UW News

November 30, 2017

Explore India’s ‘informal economies’ at symposium Dec. 1-2

UW News

The labor of India’s lower castes — in areas such as agriculture, transportation, construction and the sex trade — occupies about 90 percent of the country’s workforce. Many of these urban jobs draw workers from rural villages, people who struggle to make a living not only for themselves, but also for the relatives they’ve left behind.

But what of the day-to-day experiences, the families, the hopes and goals of these millions of laborers?

A workshop Dec. 1 and 2 at the University of Washington Communications Building will explore the lives of the people who toil in these often overlooked yet ubiquitous trades. Poetics of Subaltern Life-Worlds: New Research, New Imaginaries of Informal Economies in Contemporary India is co-sponsored by the Simpson Center, the UW Department of Gender, Women & Sexuality Studies and the South Asia Center of the Jackson School of International Studies.

A symposium will examine the lives of workers in India's "informal economies." Here, a woman known as Aunty Mummy is considered a go-to person in her village.

A UW symposium will examine the lives of workers in India’s “informal economies.”Lokesh

The symposium runs from 9:30 a.m. to 4 p.m. Friday, and from 9:30 a.m. to 3:30 p.m.

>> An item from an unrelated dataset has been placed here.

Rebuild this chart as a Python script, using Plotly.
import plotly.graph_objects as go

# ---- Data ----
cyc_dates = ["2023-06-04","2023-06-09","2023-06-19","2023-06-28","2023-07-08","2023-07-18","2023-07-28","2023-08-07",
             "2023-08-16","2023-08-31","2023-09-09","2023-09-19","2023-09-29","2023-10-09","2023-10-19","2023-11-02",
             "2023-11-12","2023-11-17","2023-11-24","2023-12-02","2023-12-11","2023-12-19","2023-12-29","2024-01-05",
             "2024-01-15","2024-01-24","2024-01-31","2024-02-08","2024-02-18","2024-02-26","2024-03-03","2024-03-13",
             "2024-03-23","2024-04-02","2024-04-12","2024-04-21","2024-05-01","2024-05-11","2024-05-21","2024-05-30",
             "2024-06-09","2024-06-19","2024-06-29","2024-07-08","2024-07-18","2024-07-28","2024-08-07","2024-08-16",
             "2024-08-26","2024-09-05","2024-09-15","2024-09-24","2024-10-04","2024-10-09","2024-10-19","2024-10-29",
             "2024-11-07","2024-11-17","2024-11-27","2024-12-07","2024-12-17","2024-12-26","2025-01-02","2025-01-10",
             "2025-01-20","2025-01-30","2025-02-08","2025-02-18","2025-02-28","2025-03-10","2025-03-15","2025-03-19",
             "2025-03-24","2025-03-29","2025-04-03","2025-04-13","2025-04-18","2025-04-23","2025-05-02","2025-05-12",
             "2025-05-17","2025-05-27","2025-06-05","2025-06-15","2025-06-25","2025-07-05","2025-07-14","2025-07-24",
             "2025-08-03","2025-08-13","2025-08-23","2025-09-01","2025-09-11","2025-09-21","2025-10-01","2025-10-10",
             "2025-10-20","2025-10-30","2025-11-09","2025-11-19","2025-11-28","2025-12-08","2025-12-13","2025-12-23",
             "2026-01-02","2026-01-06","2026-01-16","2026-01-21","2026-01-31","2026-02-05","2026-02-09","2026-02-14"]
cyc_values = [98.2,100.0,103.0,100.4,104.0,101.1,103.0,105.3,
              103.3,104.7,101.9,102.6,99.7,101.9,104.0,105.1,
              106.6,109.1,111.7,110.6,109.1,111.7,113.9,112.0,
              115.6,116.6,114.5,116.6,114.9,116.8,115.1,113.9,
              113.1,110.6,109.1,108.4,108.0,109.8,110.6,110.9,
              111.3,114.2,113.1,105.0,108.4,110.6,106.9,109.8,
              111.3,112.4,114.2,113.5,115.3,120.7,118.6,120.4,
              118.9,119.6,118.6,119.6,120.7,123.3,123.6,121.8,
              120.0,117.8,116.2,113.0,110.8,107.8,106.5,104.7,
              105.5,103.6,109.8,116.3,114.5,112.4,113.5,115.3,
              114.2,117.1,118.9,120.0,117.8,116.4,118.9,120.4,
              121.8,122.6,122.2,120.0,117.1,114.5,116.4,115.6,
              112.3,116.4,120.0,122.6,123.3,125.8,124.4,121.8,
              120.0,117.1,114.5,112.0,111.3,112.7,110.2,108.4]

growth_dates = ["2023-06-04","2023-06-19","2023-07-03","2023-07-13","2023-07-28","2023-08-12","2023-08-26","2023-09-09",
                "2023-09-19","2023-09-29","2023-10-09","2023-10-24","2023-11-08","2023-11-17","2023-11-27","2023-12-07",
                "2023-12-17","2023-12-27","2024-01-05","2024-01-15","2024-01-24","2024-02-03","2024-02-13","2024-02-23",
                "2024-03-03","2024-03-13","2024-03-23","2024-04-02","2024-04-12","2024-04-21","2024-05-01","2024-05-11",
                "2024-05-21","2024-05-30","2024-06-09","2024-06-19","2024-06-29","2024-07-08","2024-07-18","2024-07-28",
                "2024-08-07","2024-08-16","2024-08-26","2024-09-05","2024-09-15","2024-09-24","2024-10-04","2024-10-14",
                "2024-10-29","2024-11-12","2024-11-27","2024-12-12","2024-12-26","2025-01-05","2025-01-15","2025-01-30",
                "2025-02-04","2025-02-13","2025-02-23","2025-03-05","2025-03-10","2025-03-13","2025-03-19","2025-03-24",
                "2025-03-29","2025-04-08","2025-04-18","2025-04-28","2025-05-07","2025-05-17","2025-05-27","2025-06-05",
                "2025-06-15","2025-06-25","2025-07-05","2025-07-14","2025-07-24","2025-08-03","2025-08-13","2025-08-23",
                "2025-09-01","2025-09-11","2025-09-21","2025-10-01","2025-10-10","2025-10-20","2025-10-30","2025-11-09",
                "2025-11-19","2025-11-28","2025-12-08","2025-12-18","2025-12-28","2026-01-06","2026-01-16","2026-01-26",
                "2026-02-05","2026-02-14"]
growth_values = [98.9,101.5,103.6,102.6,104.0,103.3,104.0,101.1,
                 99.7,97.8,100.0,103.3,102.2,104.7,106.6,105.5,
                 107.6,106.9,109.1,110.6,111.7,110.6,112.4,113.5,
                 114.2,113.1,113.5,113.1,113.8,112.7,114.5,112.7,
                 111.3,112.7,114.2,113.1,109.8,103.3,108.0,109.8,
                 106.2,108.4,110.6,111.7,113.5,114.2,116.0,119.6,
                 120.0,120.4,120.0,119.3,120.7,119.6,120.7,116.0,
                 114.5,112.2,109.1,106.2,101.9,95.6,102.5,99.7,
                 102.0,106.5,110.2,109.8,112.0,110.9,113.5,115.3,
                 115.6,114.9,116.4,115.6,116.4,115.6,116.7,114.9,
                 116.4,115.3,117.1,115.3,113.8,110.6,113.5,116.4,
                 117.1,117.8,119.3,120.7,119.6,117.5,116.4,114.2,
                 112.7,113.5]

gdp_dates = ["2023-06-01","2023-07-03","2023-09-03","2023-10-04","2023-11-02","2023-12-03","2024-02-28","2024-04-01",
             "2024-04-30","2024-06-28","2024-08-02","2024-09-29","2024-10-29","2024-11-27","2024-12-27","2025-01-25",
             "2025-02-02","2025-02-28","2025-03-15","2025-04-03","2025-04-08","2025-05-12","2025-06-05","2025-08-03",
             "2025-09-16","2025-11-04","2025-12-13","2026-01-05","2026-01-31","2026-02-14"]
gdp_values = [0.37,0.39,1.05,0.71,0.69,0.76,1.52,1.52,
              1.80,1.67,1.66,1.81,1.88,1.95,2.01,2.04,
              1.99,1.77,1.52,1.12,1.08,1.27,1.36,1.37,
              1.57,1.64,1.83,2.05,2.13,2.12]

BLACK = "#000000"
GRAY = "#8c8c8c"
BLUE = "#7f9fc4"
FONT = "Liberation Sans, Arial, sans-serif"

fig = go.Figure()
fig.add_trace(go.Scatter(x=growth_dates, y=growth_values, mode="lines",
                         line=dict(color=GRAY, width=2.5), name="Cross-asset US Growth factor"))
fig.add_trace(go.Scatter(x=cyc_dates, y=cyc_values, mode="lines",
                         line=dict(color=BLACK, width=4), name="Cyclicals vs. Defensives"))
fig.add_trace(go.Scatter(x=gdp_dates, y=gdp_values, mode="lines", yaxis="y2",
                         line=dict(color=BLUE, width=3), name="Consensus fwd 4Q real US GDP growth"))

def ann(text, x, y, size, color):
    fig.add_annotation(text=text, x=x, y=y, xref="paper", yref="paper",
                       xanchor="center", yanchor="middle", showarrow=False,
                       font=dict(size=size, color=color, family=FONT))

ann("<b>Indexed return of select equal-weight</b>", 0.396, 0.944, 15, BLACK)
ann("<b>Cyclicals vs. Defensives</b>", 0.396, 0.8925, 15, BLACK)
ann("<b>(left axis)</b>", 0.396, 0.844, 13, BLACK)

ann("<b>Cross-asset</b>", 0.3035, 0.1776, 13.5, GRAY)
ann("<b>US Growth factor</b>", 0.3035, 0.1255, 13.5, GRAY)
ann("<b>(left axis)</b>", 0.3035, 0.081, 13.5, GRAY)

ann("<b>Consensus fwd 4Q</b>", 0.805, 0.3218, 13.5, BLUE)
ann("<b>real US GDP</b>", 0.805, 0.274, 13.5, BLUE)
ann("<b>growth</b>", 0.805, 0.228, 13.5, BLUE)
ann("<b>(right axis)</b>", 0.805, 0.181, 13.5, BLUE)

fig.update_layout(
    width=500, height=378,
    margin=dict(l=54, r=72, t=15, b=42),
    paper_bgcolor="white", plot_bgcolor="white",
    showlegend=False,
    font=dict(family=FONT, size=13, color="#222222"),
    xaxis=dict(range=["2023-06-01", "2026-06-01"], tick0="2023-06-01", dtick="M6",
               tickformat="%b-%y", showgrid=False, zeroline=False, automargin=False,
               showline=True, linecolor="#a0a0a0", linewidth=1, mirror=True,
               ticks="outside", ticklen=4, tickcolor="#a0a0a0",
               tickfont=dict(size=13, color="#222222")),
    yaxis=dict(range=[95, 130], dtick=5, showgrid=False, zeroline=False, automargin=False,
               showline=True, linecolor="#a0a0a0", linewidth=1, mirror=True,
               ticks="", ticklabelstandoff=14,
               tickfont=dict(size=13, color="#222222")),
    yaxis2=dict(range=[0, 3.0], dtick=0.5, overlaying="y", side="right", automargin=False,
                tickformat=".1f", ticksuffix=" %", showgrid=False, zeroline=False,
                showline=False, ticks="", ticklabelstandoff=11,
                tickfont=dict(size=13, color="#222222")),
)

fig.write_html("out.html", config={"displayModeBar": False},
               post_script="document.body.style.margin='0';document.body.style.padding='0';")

Saturday in the Simpson Center seminar room.

Among the speakers are UW faculty members Priti Ramamurthy, professor of gender, women and sexuality studies and organizer of the symposium; Sunila Kale, chair of the South Asia Studies program in the Jackson School, and others from the departments of anthropology; gender, women and sexuality studies; geography; and urban design and planning.

“There are many people in precarious kinds of employment across the world – the informal economy,” said Ramamurthy, whose research has focused on several South Indian villages over decades. “They have jobs that are insecure, they move through many occupations trying to make a living, and many are migrate from rural to urban areas, or from city to city.”

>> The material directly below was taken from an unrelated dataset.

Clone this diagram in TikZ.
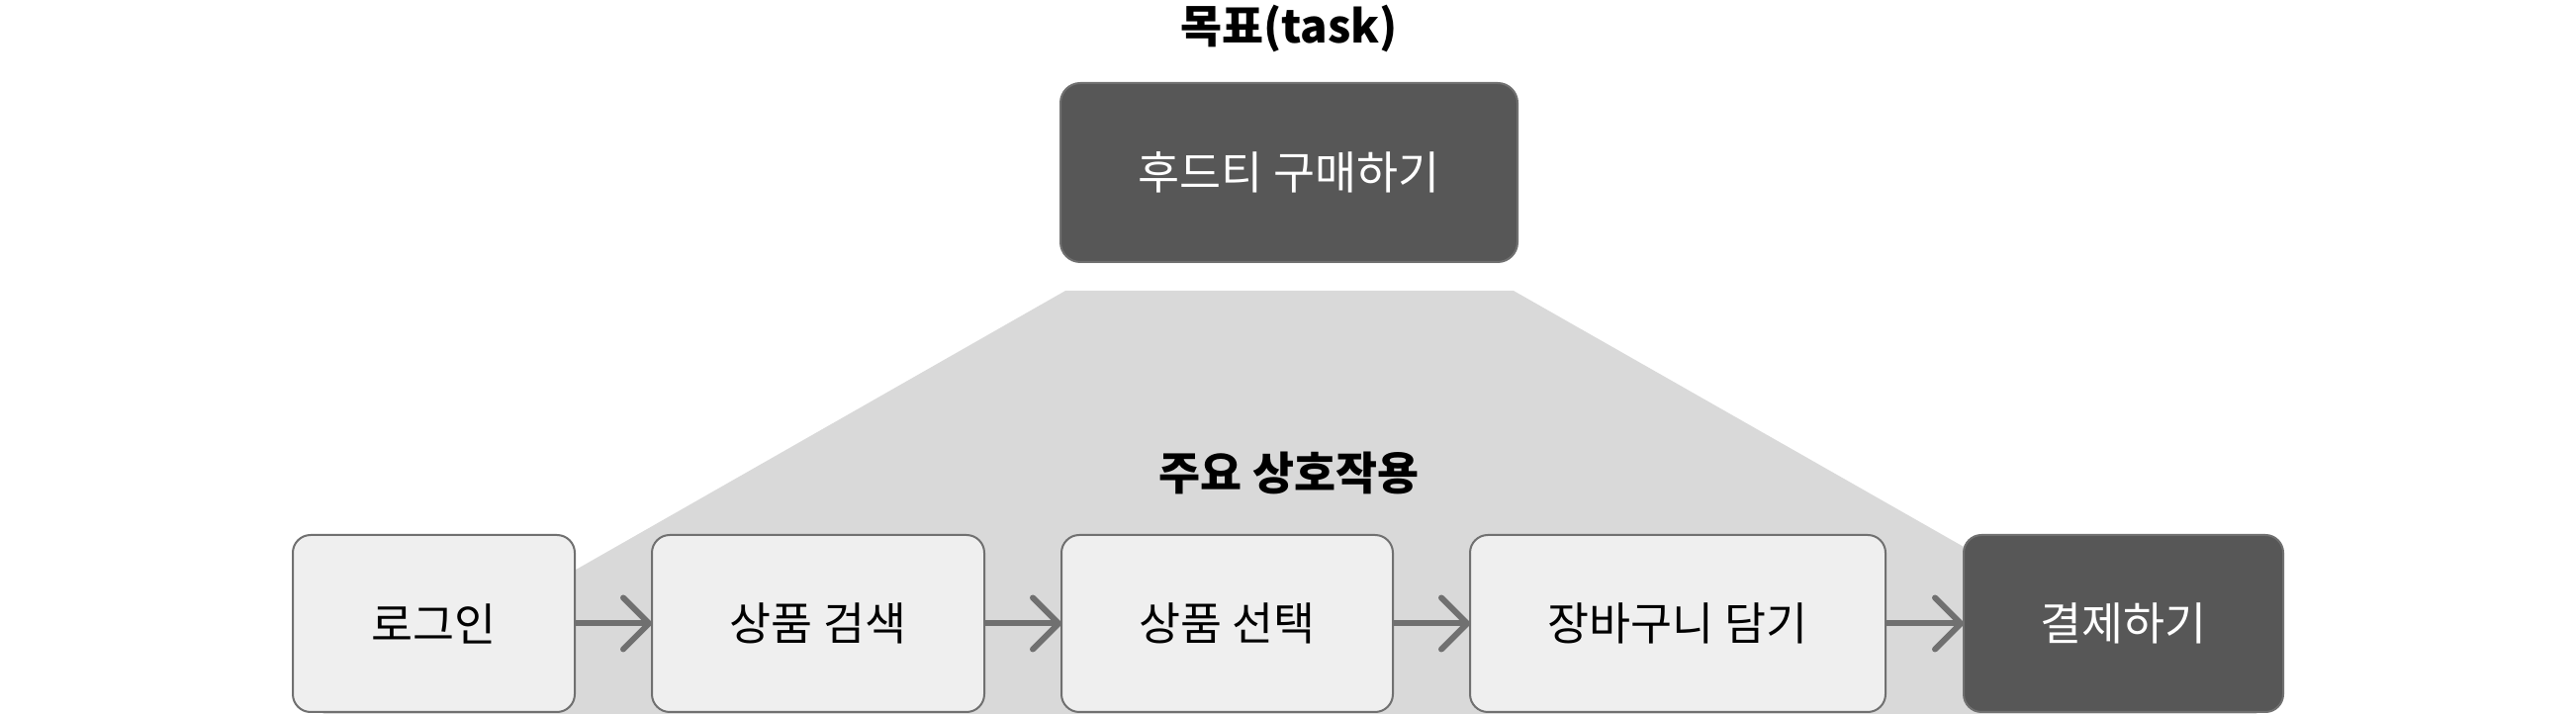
\documentclass[tikz,border=0pt]{standalone}
\usepackage{fontspec}
\setmainfont{Noto Sans CJK KR}
\usepackage{tikz}
\usetikzlibrary{arrows.meta, positioning}
\definecolor{taskdark}{HTML}{575757}
\definecolor{steplight}{HTML}{EFEFEF}
\definecolor{stepline}{HTML}{707070}
\definecolor{bandgray}{HTML}{D9D9D9}

\begin{document}
\begin{tikzpicture}[
  stepbox/.style={draw=stepline, line width=0.02cm, fill=steplight,
    rounded corners=0.18cm, minimum height=1.79cm, inner sep=0pt,
    outer sep=0pt, font=\fontsize{13}{15}\selectfont},
  donebox/.style={stepbox, fill=taskdark, text=white},
  flow/.style={-{Straight Barb[length=0.26cm, width=0.52cm, round]},
    stepline, line width=0.06cm}
]
  \useasboundingbox (0,0) rectangle (26.04,7.22);

  % Band behind the interactions
  \fill[bandgray] (10.77,4.28) -- (15.30,4.28) -- (22.82,0) -- (3.26,0) -- cycle;

  % Goal
  \node[font=\fontsize{13}{15}\selectfont\bfseries] (goaltitle) at (13.03,6.93) {목표(task)};
  \node[donebox, minimum width=4.62cm, minimum height=1.81cm,
    rounded corners=0.2cm] (goal) at (13.03,5.475) {후드티 구매하기};

  % Main interactions
  \node[font=\fontsize{13}{15}\selectfont\bfseries] (acttitle) at (13.03,2.44) {주요 상호작용};
  \node[stepbox, minimum width=2.85cm] (login) at (4.385,0.915) {로그인};
  \node[stepbox, minimum width=3.36cm, right=0.78cm of login] (search) {상품 검색};
  \node[stepbox, minimum width=3.35cm, right=0.78cm of search] (pick) {상품 선택};
  \node[stepbox, minimum width=4.20cm, right=0.78cm of pick] (cart) {장바구니 담기};
  \node[donebox, minimum width=3.23cm, right=0.79cm of cart] (pay) {결제하기};

  % Flow
  \foreach \a/\b in {login/search, search/pick, pick/cart, cart/pay}
    \draw[flow] (\a) -- (\b);
\end{tikzpicture}
\end{document}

“Informal economy” jobs, Ramamurthy added, often aren’t regulated, and therefore lack the benefits, support systems or ability to organize that might come from working in, say, a factory or for the government.

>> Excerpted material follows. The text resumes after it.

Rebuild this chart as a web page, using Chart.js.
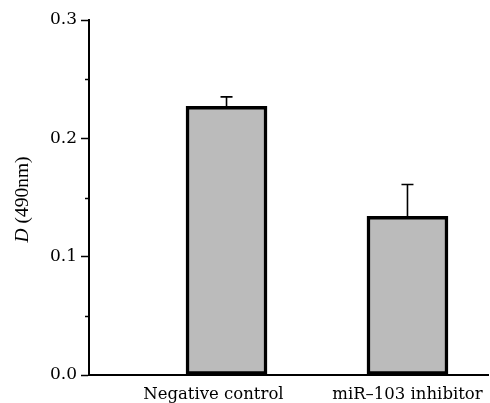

The workshop is designed to highlight a more humanistic approach to research – “to recognize how meaningful and poetic their lives are,” Ramamurthy said. Alongside the poverty and violence that often permeate their lives, she explained, people also exhibit pride in the skills they’ve acquired, community spirit, generosity and joy.

At the symposium, scholars from India and from other U.S. universities will speak on four themes, which the workshop program identifies as interiority of selfhood; habitations of time and space; entanglements of production and reproduction; and mutual imprint of the country and the city. Speakers will provide case studies of workers in China, India, South Korea and the United States, and will discuss ways to improve the lives of people in the informal economy.

Such efforts are already underway in Hyderabad, India, Ramamurthy said, where a local organization focuses on creating community spaces – places where people can come together away from work.

“What we hope to get out of it is to brainstorm the political openings for people,” she said. “How can we improve people’s lives? How do we get them the better quality of life that they deserve?”